Monday, January 21, 2013

Wheat fields, flooding, snakes and storks

The setting of winter in the northern Indian landscape signals a major change in the crops. After harvesting the rice, farmers plant mustard and wheat. Unlike the rice, that requires to be flooded, wheat needs the soil to be just wet. Farmers achieve this by flooding the fields intermittently. This sets off an unanticipated set of events. Mice and snakes in burrows recently dried out are forced out again and again.

Large waterbirds in Uttar Pradesh seem to have figured this circumstance out - to their benefit. In this set of photographs, I share our observations of a Woolly-necked Stork successfully dispatching a keelback. 
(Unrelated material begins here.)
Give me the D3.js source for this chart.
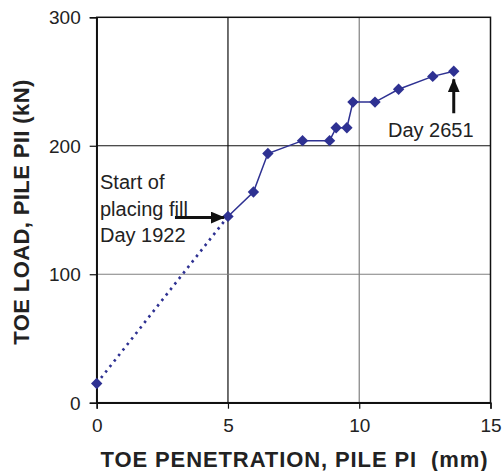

We missed seeing how the stork actually caught the snake, but the photo below shows the bird with the struggling snake, shaking it violently. As we watched, the snake became visibly weaker and nearly stopped attempting to escape altogether. 
 A Woolly-necked Stork with its catch of the morning - a keelback - in a wheat field.

The stork picked up the weakly struggling snake, carried it over to a drier spot near the dike and began beating the head with its beak. The photo below shows the snake - that is hopefully dead by now - with its bloodied head.
The bloodied and hopefully dead keelback awaiting the swallow.

Storks swallow snakes headfirst, and whole. This is easier said than done when the snake is a mite bigger than the usual small prey items that storks swallow. The photos below, that took well over a couple of minutes, show the difficult process.

Head-first is how storks like to swallow snakes.

The biggish keelback presented a bit of a problem to the Woolly-necked Stork, but it managed.
In the keelback went, and the serious swallowing began!

After a few minutes, many many swallows later, the snake completely disappeared visible only as a bulge in the stork's neck (above).

Though a snake being swallowed by a stork is pretty commonplace, given that snakes are commonly taken prey by these birds, what we watched represented much more. Human habits (planting wheat and intermittently flooding them), animals attracted by crops (rats in burrows, that in turn attracted snakes), and other wild species (here, a Woolly-necked Stork) all came together to make for a memorable viewing. 

(Photos information: Taken in Etawah district, Uttar Pradesh; taken on 5 Jan 2013.)